Another expose of my lack of understanding, apparently this is ‘Liveryman’ and the next step in the Company food chain towards the Golden Throne of Enlightenment (or Masters Chair).

So to the annual church service, the annual meeting and the robing. The Innholders Hall near Cannon Street Station on a dismal Thursday September the 19th. Dusk had arrived early and the Innholders had followed the traditions of the city Companies by identifying their front door with a brass plate 4cm long and 2 wide. Finally to the business. Arriving as the annual meeting finished we shortly  left for the 100m walk to the Church (St Stephen Walbrook). We were lead by the senior members of the Company variously dressed in vaguely Aztec looking robes much to the intrigue of the puzzled looking tourists cluttering the pavements. The Church was a complete contradiction, a centuries old face concealing a 21st century circular marble altar trimmed with an Art Deco carpet and tasteful light oak pews, fabulously atmospheric. The pastor promised us decades in the fires of hell in return for our misdeeds (although as management consultants maybe that is just deserts) and we dutifully shuffled our feet and looked suitably humble. He then launched into a genuinely perceptive and modern sermon with some particularly clear insights which lifted our spirits. The organist was predictably manic. I wonder whether church organists are locked away for their own safety and only let out to completely confuse congregations by playing randomly out of tune and with a continually varying tempo. Our bullfrogs chorus chased the hymns doggedly. I had the pleasure of standing next to our Master in waiting who sings in a particularly seductive contralto.

Back to the Innholders and on to the admissions. This time the new livery men due to be anointed besides the author were Paul Lampey and Steve Owen. We waited in the corridor while the new members were initiated. Once they had emerged sobbing from the ordeal we were ushered in. The Beadle (not a low slung dog used in hunting but an official of the Court) let us know that we wouldn’t actually be given a robe so we needn’t appear in our boxers and calmly coached us through the ceremony. In language and ritual it was very much a handing down of centuries of words and commitments and in many ways a reminder of the generations of feet that have preceded us.

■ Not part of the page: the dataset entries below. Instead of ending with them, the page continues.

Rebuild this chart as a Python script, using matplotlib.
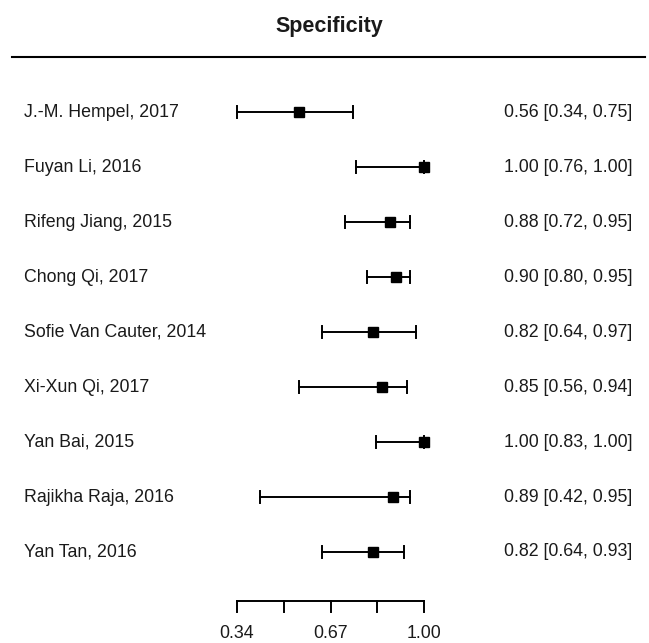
import matplotlib.pyplot as plt

plt.rcParams['font.family'] = ['Liberation Sans', 'DejaVu Sans']

studies = ['J.-M. Hempel, 2017', 'Fuyan Li, 2016', 'Rifeng Jiang, 2015',
           'Chong Qi, 2017', 'Sofie Van Cauter, 2014', 'Xi-Xun Qi, 2017',
           'Yan Bai, 2015', 'Rajikha Raja, 2016', 'Yan Tan, 2016']
est = [0.56, 1.00, 0.88, 0.90, 0.82, 0.85, 1.00, 0.89, 0.82]
lower = [0.34, 0.76, 0.72, 0.80, 0.64, 0.56, 0.83, 0.42, 0.64]
upper = [0.75, 1.00, 0.95, 0.95, 0.97, 0.94, 1.00, 0.95, 0.93]
tick_vals = [0.34, 0.505, 0.67, 0.835, 1.00]
tick_labels = ['0.34', '', '0.67', '', '1.00']

W, H = 649, 643
fig = plt.figure(figsize=(W / 100, H / 100), dpi=100)
ax = fig.add_axes([0, 0, 1, 1])
ax.axis('off')

# map pixels -> data: 0.34 at x=237px, 1.00 at x=424px; row i at y = 112 + 55*i px
upp = 0.66 / 187
ax.set_xlim(0.34 - 237 * upp, 1.00 + (W - 424) * upp)
row_h = 55.0
ax.set_ylim((H - 112) / row_h, -112 / row_h)

x_left = 0.34 - (237 - 24) * upp
x_right = 1.00 + (632 - 424) * upp
cap = 0.11
fs = 12.8
lw = 1.4
txt_col = '#1a1a1a'

for i, name in enumerate(studies):
    ax.plot([lower[i], upper[i]], [i, i], color='black', lw=lw)
    ax.plot([lower[i], lower[i]], [i - cap, i + cap], color='black', lw=lw)
    ax.plot([upper[i], upper[i]], [i - cap, i + cap], color='black', lw=lw)
    ax.plot(est[i], i, marker='s', color='black', markersize=6.5)
    ax.text(x_left, i, name, ha='left', va='center', fontsize=fs, color=txt_col)
    ax.text(x_right, i, f'{est[i]:.2f} [{lower[i]:.2f}, {upper[i]:.2f}]',
            ha='right', va='center', fontsize=fs, color=txt_col)

# title and header rule
ax.text(0.34 + (329 - 237) * upp, (26 - 112) / row_h, 'Specificity',
        ha='center', va='center', fontsize=15.5, fontweight='bold', color=txt_col)
ax.plot([0.34 - (237 - 12) * upp, 0.34 + (645 - 237) * upp],
        [(57 - 112) / row_h] * 2, color='black', lw=1.5)

# x axis
y_axis = (601 - 112) / row_h
tick_len = 11 / row_h
ax.plot([tick_vals[0], tick_vals[-1]], [y_axis, y_axis], color='black', lw=lw)
for v, lab in zip(tick_vals, tick_labels):
    ax.plot([v, v], [y_axis, y_axis + tick_len], color='black', lw=lw)
    if lab:
        ax.text(v, (634 - 112) / row_h, lab, ha='center', va='center',
                fontsize=fs, color=txt_col)

fig.savefig('out.png', dpi=100)
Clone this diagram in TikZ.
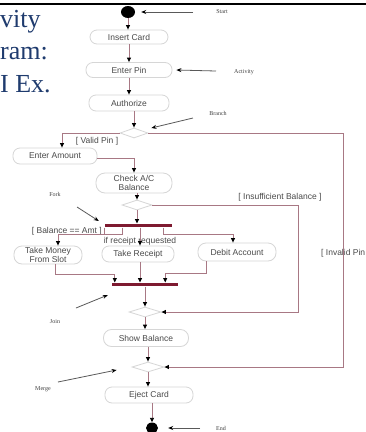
\documentclass[tikz,border=0pt]{standalone}
\usepackage{fontspec}
\setmainfont{Liberation Serif}
\setsansfont{Liberation Sans}
\usetikzlibrary{arrows.meta,shapes.geometric,calc}
\definecolor{flowc}{HTML}{A87884}
\definecolor{barc}{HTML}{7E1A30}
\definecolor{titlec}{HTML}{1F3B6E}
\definecolor{nodeline}{HTML}{D6D6D6}
\definecolor{txtc}{HTML}{4A4A4A}
\begin{document}
\begin{tikzpicture}[x=1pt,y=-1pt,
 act/.style={draw=nodeline,line width=0.8pt,fill=white,rounded corners=7pt,inner sep=0pt,align=center,text=txtc,font=\sffamily\fontsize{8.5}{9}\selectfont},
 dec/.style={diamond,draw=nodeline,line width=0.8pt,fill=white,inner sep=0pt,minimum width=30pt,minimum height=10pt},
 bar/.style={rectangle,fill=barc,inner sep=0pt,minimum height=3.6pt},
 dot/.style={ellipse,fill=black,inner sep=0pt,minimum width=14pt,minimum height=12pt},
 guard/.style={text=txtc,font=\sffamily\fontsize{8.5}{9}\selectfont,inner sep=0pt},
 note/.style={text=black!75,font=\rmfamily\fontsize{6}{7}\selectfont,inner sep=0pt},
 flow/.style={draw=flowc,line width=0.9pt,-{Triangle[length=4.5pt,width=4pt,color=black]}},
 flowline/.style={draw=flowc,line width=0.9pt},
 annot/.style={draw=black!65,line width=0.8pt,-{Stealth[length=5pt,width=4pt,color=black]}},
 ttl/.style={anchor=base west,inner sep=0pt,text=titlec,font=\rmfamily\fontsize{26}{30}\selectfont}
]
\useasboundingbox (0,0) rectangle (366,432);
\fill[white] (0,0) rectangle (366,432);
\draw[line width=2.5pt] (0,4.2) -- (366,4.2);

\node[ttl] (t1) at (0,27) {vity};
\node[ttl] (t2) at (0,59) {ram:};
\node[ttl] (t3) at (0,92) {I Ex.};

% activity nodes
\node[dot] (start) at (128,12) {};
\node[act,minimum width=78pt,minimum height=14pt] (insert) at (129,37) {Insert Card};
\node[act,minimum width=86pt,minimum height=15pt] (enterpin) at (129,70) {Enter Pin};
\node[act,minimum width=80pt,minimum height=16pt] (authorize) at (129,103) {Authorize};
\node[dec,minimum width=28pt] (d1) at (134,133) {};
\node[act,minimum width=84pt,minimum height=16pt] (amount) at (55,156) {Enter Amount};
\node[act,minimum width=76pt,minimum height=20pt,rounded corners=9pt] (check) at (134,183) {Check A/C\\Balance};
\node[dec] (d2) at (137,205) {};
\node[bar,minimum width=67pt] (fork) at (138.5,225.5) {};
\node[act,minimum width=68pt,minimum height=18pt,rounded corners=8pt] (money) at (48,255) {Take Money\\From Slot};
\node[act,minimum width=72pt,minimum height=16pt] (receipt) at (138,254) {Take Receipt};
\node[act,minimum width=78pt,minimum height=18pt,rounded corners=8pt] (debit) at (237,252) {Debit Account};
\node[bar,minimum width=66pt] (join) at (145,284.5) {};
\node[dec,minimum width=32pt] (d3) at (145,312) {};
\node[act,minimum width=85pt,minimum height=17pt,rounded corners=8pt] (show) at (146,338) {Show Balance};
\node[dec,minimum width=32pt] (d4) at (148,367) {};
\node[act,minimum width=88pt,minimum height=16pt] (eject) at (149,395) {Eject Card};
\node[dot,minimum width=12pt,minimum height=11pt] (stop) at (152,428) {};

% guards
\node[guard] (gValid) at (97,141) {[ Valid Pin ]};
\node[guard] (gInsuf) at (280,197) {[ Insufficient Balance ]};
\node[guard,anchor=east] (gBal) at (102,231) {[ Balance == Amt ]};
\node[guard] (gRec) at (140,241) {if receipt requested};
\node[guard,anchor=west] (gInv) at (321,253) {[ Invalid Pin};

% notes
\node[note] (nStart) at (222,12) {Start};
\node[note] (nAct) at (244,72) {Activity};
\node[note] (nBranch) at (218,113) {Branch};
\node[note] (nFork) at (55,194) {Fork};
\node[note] (nJoin) at (55,322) {Join};
\node[note] (nMerge) at (43,389) {Merge};
\node[note] (nEnd) at (221,428) {End};

\coordinate (aStart) at (193,12);
\coordinate (aAct) at (216,71);
\coordinate (aBranch) at (193,118);
\coordinate (aFork) at (77,207);
\coordinate (aJoin) at (76,308);
\coordinate (aMerge) at (58,382);
\coordinate (aEnd) at (200,428);
\draw[annot] (aStart) -- ([xshift=6pt]start.east);
\draw[annot] (aAct) -- ([xshift=4pt]enterpin.east);
\draw[annot] (aBranch) -- ($(d1.east)+(3,-5)$);
\draw[annot] (aFork) -- ($(fork.west)+(-6,-4.5)$);
\draw[annot] (aJoin) -- ($(join.west)+(-4,10.5)$);
\draw[annot] (aMerge) -- ($(d4.west)+(-15,3)$);
\draw[annot] (aEnd) -- ([xshift=10pt]stop.east);

% main flow
\draw[flow] (start) -- (start |- insert.north);
\draw[flow] (insert) -- (enterpin);
\draw[flow] (enterpin) -- (authorize);
\draw[flow] (d1 |- authorize.south) -- (d1.north);
\draw[flow] (d1.west) -| ($(amount.north)+(7,0)$);
\draw[flow] ($(amount.east)+(0,2)$) -| (check.north);
\draw[flow] (d2 |- check.south) -- (d2.north);
\draw[flow] (d2.south) -- (d2 |- fork.north);
\draw[flow] (d2.east) -| ($(d3.east)+(137,0)$) -- (d3.east);
\draw[flow] (d1.east) -| ($(d4.east)+(179,0)$) -- (d4.east);

% fork outputs
\draw[flowline] (fork.south west) -- ++(0,7);
\draw[flow] ($(fork.south west)+(18,0)$) -- ++(0,7) -| ($(money.north)+(10,0)$);
\draw[flow] ($(fork.south)+(1.5,0)$) -- ($(receipt.north)+(2,0)$);
\draw[flow] ($(fork.south east)+(-9,0)$) -- ++(0,7) -| ($(debit.north)+(-4,0)$);

% join inputs
\draw[flow] ($(money.south)+(7,0)$) -- ++(0,10) -| ($(join.north west)+(3,0)$);
\draw[flow] ($(receipt.south)+(2,0)$) -- ($(join.north)+(-5,0)$);
\draw[flow] ($(debit.south)+(-31,0)$) -- ++(0,12) -| ($(join.north east)+(-13,0)$);

\draw[flow] (join) -- (d3);
\draw[flow] (d3.south) -- (d3.south |- show.north);
\draw[flow] (d4 |- show.south) -- (d4.north);
\draw[flow] (d4.south) -- (d4.south |- eject.north);
\draw[flow] (stop |- eject.south) -- (stop.north);
\end{tikzpicture}
\end{document}
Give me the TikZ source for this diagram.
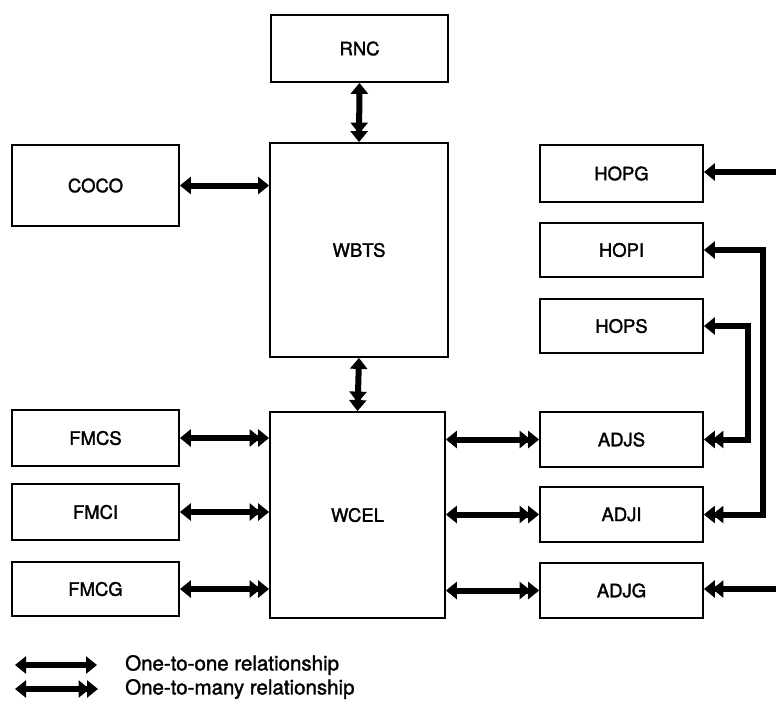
\documentclass[tikz,border=0pt]{standalone}
\usepackage{fontspec}
\setmainfont{TeX Gyre Heros}[FakeBold=1.6]
\usetikzlibrary{arrows.meta}
\begin{document}
\begin{tikzpicture}[x=1pt,y=-1pt,
  box/.style={draw,line width=1.8pt,minimum width=#1,inner sep=0pt,
    font=\fontsize{18.5}{21}\selectfont},
  link/.style={line width=6pt,line join=miter},
  one/.tip={Triangle[length=11pt,width=17pt]},
  many/.tip={Triangle[length=11pt,width=17pt,sep=-2.5pt]Triangle[length=11pt,width=17pt]},
  oneone/.style={link,{one}-{one}},
  onemany/.style={link,{one}-{many}},
  legend/.style={anchor=west,inner sep=0pt,font=\fontsize{20.5}{23}\selectfont}]
\useasboundingbox (0,0) rectangle (776,713);

% left column
\node[box=167pt,minimum height=81pt] (COCO) at (95.5,185.5) {COCO};
\node[box=167pt,minimum height=56pt] (FMCS) at (95.5,438) {FMCS};
\node[box=167pt,minimum height=56pt] (FMCI) at (95.5,512) {FMCI};
\node[box=167pt,minimum height=54pt] (FMCG) at (95.5,589) {FMCG};

% centre column
\node[box=177pt,minimum height=67pt] (RNC) at (359.5,48.5) {RNC};
\node[box=178pt,minimum height=214pt] (WBTS) at (359,250) {WBTS};
\node[box=175pt,minimum height=206pt] (WCEL) at (357.5,515) {WCEL};

% right column
\node[box=163pt,minimum height=57pt] (HOPG) at (621.5,173.5) {HOPG};
\node[box=163pt,minimum height=54pt] (HOPI) at (621.5,250) {HOPI};
\node[box=163pt,minimum height=54pt] (HOPS) at (621.5,326) {HOPS};
\node[box=163pt,minimum height=55pt] (ADJS) at (621.5,439.5) {ADJS};
\node[box=163pt,minimum height=55pt] (ADJI) at (621.5,514.5) {ADJI};
\node[box=163pt,minimum height=55pt] (ADJG) at (621.5,590.5) {ADJG};

% free ends and bends
\coordinate (gIn) at (778,172);
\coordinate (gOut) at (778,589);
\coordinate (sBend) at (748,0);
\coordinate (iBend) at (763,0);

% vertical links
\draw[onemany] (RNC.south) -- (WBTS.north);
\draw[onemany] (WBTS.south) -- (WCEL.north);

% left links
\draw[oneone] (COCO.east) -- (COCO.east -| WBTS.west);
\draw[onemany] (FMCS.east) -- (FMCS.east -| WCEL.west);
\draw[onemany] (FMCI.east) -- (FMCI.east -| WCEL.west);
\draw[onemany] (FMCG.east) -- (FMCG.east -| WCEL.west);

% right links
\draw[onemany] (ADJS.west -| WCEL.east) -- (ADJS.west);
\draw[onemany] (ADJI.west -| WCEL.east) -- (ADJI.west);
\draw[onemany] (ADJG.west -| WCEL.east) -- (ADJG.west);

\draw[link,-{one}] (gIn) -- (gIn -| HOPG.east);
\draw[link,-{many}] (gOut) -- (gOut -| ADJG.east);
\draw[link,{one}-{many}] (HOPS.east) -- (HOPS.east -| sBend) -- (sBend |- ADJS.east) -- (ADJS.east);
\draw[link,{one}-{many}] (HOPI.east) -- (HOPI.east -| iBend) -- (iBend |- ADJI.east) -- (ADJI.east);

% legend
\coordinate (l1a) at (15,665);
\coordinate (l1b) at (97,665);
\coordinate (l2a) at (15,689);
\coordinate (l2b) at (98,689);
\draw[oneone] (l1a) -- (l1b);
\draw[onemany] (l2a) -- (l2b);
\node[legend] (t1) at (125,665) {One-to-one relationship};
\node[legend] (t2) at (125,689) {One-to-many relationship};
\end{tikzpicture}
\end{document}
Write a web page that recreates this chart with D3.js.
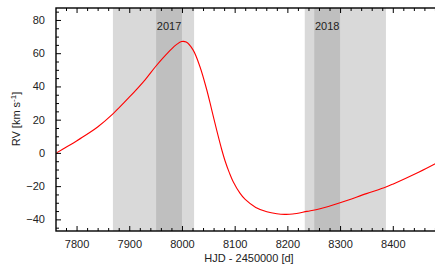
<!DOCTYPE html>
<html><head><meta charset="utf-8">
<script src="https://cdn.jsdelivr.net/npm/d3@7"></script>
<style>body{margin:0;background:#fff}svg{display:block;font-family:"Liberation Sans",Arial,sans-serif}</style>
</head><body><svg id="c" width="435" height="265"></svg>
<script>
const hjd = [7762,7780,7800,7820,7840,7869,7900,7930,7950,7965,7980,7990,7999,8008,8021,8034,8047,8056,8066,8075,8082,8090,8097,8110,8120,8140,8161,8180,8195,8210,8237,8262,8300,8350,8387,8400,8450,8482];
const rv  = [0,3.4,7.2,11.2,15.6,23.5,33.5,44,52,57.5,62.5,65.3,67,66.7,62,52,38,26.5,13.5,2.5,-5,-12,-17.2,-24.2,-28,-32.8,-35.4,-36.6,-37,-36.8,-35.2,-33.6,-30,-24.5,-20.5,-18.8,-11.5,-6.3];
const seasonLabels = ["2017","2018"];
const lightBands = [[7869,8023],[8233,8387]];
const darkBands = [[7951,8000],[8251,8300]];
const xTicks = [7800,7900,8000,8100,8200,8300,8400];
const yTicks = [-40,-20,0,20,40,60,80];

const svg = d3.select("#c");
const L=56,R=436,T=8,B=231;
const x = d3.scaleLinear().domain([7761,8482]).range([L,R]);
const y = d3.scaleLinear().domain([-47,87.2]).range([B,T]);

svg.append("g").selectAll("rect").data(lightBands).join("rect")
  .attr("x",d=>x(d[0])).attr("width",d=>x(d[1])-x(d[0]))
  .attr("y",T).attr("height",B-T).attr("fill","#d9d9d9");
svg.append("g").selectAll("rect").data(darkBands).join("rect")
  .attr("x",d=>x(d[0])).attr("width",d=>x(d[1])-x(d[0]))
  .attr("y",T).attr("height",B-T).attr("fill","#bfbfbf");
svg.append("g").selectAll("text").data(darkBands).join("text")
  .attr("x",d=>x((d[0]+d[1])/2)).attr("y",30).attr("text-anchor","middle")
  .attr("font-size",11).attr("fill","#222").text((d,i)=>seasonLabels[i]);

const pts = hjd.map((d,i)=>[d,rv[i]]);
svg.append("path").datum(pts)
  .attr("d",d3.line().x(d=>x(d[0])).y(d=>y(d[1])).curve(d3.curveCatmullRom.alpha(0.5)))
  .attr("fill","none").attr("stroke","#ff0000").attr("stroke-width",1.1);

const xMinor = d3.range(7780,8482,20).filter(v=>v%100!==0);
const yMinor = d3.range(-45,87,5).filter(v=>v%20!==0);

function styleAxis(g){
  g.select(".domain").remove();
  g.selectAll(".tick line").attr("stroke","#000").attr("stroke-width",1);
  g.selectAll(".tick text").attr("fill","#222").attr("font-size",11).attr("font-family","Liberation Sans, Arial, sans-serif");
}
svg.append("g").attr("transform",`translate(0,${B})`)
  .call(d3.axisBottom(x).tickValues(xTicks).tickFormat(d3.format("d")).tickSizeInner(-5).tickSizeOuter(0).tickPadding(9))
  .call(styleAxis);
svg.append("g").attr("transform",`translate(0,${B})`)
  .call(d3.axisBottom(x).tickValues(xMinor).tickFormat("").tickSizeInner(-3).tickSizeOuter(0)).call(styleAxis);
svg.append("g").attr("transform",`translate(0,${T})`)
  .call(d3.axisTop(x).tickValues(xTicks).tickFormat("").tickSizeInner(-5).tickSizeOuter(0)).call(styleAxis);
svg.append("g").attr("transform",`translate(0,${T})`)
  .call(d3.axisTop(x).tickValues(xMinor).tickFormat("").tickSizeInner(-3).tickSizeOuter(0)).call(styleAxis);
svg.append("g").attr("transform",`translate(${L},0)`)
  .call(d3.axisLeft(y).tickValues(yTicks).tickFormat(d3.format("d")).tickSizeInner(-5).tickSizeOuter(0).tickPadding(11))
  .call(styleAxis);
svg.append("g").attr("transform",`translate(${L},0)`)
  .call(d3.axisLeft(y).tickValues(yMinor).tickFormat("").tickSizeInner(-3).tickSizeOuter(0)).call(styleAxis);

svg.append("rect").attr("x",L).attr("y",T).attr("width",R-L).attr("height",B-T)
  .attr("fill","none").attr("stroke","#000").attr("stroke-width",1.4);

svg.append("text").attr("x",249).attr("y",262).attr("text-anchor","middle")
  .attr("font-size",11).attr("fill","#222").text("HJD - 2450000 [d]");
const yl = svg.append("text").attr("transform","translate(20,119) rotate(-90)")
  .attr("text-anchor","middle").attr("font-size",11).attr("fill","#222");
yl.append("tspan").text("RV [km s");
yl.append("tspan").attr("dy",-4).attr("font-size",8).text("-1");
yl.append("tspan").attr("dy",4).text("]");
</script></body></html>
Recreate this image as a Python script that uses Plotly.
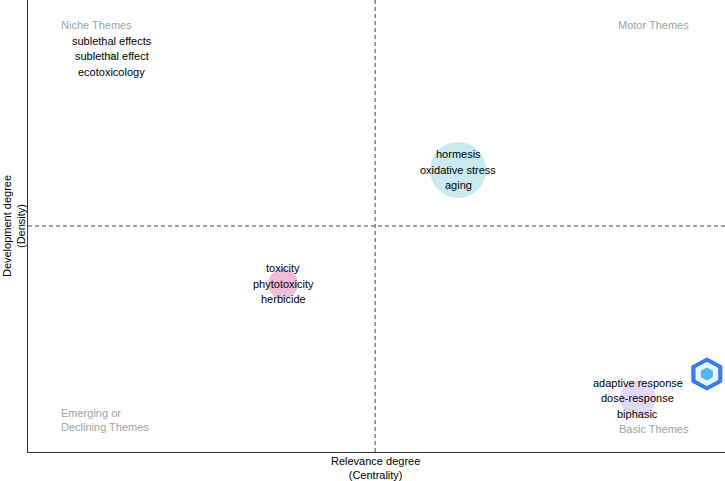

And so to the post match wine and tiny but exciting things to eat. I find the company of those in our business of giving advice to make things better can be relied upon to produce at least 14 different views and options from every two people gathered together. The newer members were particularly innovative in their observations. It felt to me that following the lead of our present Master the Company is on the verge of a Consultants' Spring, drawing the past along into a future which better matches the worldwide structural upheaval we our now surrounded by.